After receiving her doctorate, she left for the West Coast to do her postdoc work at the University of California, Berkeley. “At MIT I was working on just the basics of liquid crystals,” Martinez-Miranda said. “At Berkeley they were looking at it from the point of view of how liquid crystals interact with a surface….I went from being very basic to applications.”
She then spent a year as a visiting professor at Kent State University at their liquid crystal center. While there, her research interests started to evolve. She started working on thin films as well and when she took a position at the University of Maryland, she expanded further into work on nanoparticles. “Studying nanoparticles is in a way very similar to doing a thin film study,” she said.
In the process, she moved back toward basic research and away from finding immediate practical applications. “I am way [over] on the fundamental side,” Martinez-Miranda said. “I’m interested in finding out how nanoparticles and films interact and how can you modify the interaction.”
Her work on the interaction of liquid crystals and nanoparticles is helping to lay the groundwork for future generations of electronics and medicine. “It has applications not only in biophysics, but also in photovoltaics and many other fields,” Martinez-Miranda said. One potential route is to use these materials in display devices.
She said that she’s also excited about a new collaboration with a chemist in Chile, which pulled Martinez-Miranda toward another new direction. Up to this point, all of the materials she’s worked with have been monomeric, but now she’ll start exploring the potential applications of polymer liquid crystals.

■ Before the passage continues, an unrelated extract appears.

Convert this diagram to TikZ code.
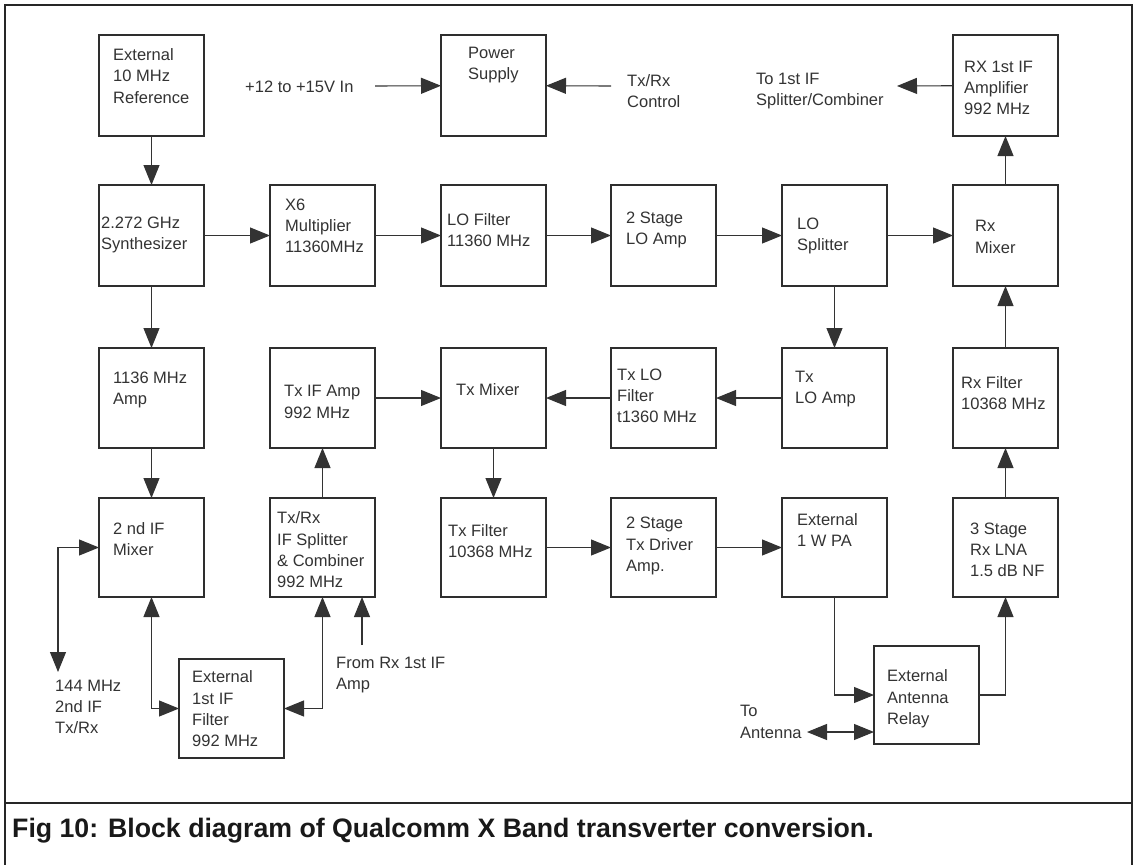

She said she expects that the mechanical properties of polymers could lead to entirely new applications.
She is also excited about the chance to travel to different universities and share her research as part of the Bouchet lectureship. She has already put together a list of schools she hopes to visit, many of which have large Hispanic populations. In addition she is also planning to lecture at the upcoming meeting for the Society for Advancement of Chicanos and Native Americans in Science (SACNAS).
“The APS meetings are described as general meetings, but they are specific to [physics],” Martinez-Miranda said. “The nice thing about the SACNAS meeting is you get all of [the sciences].”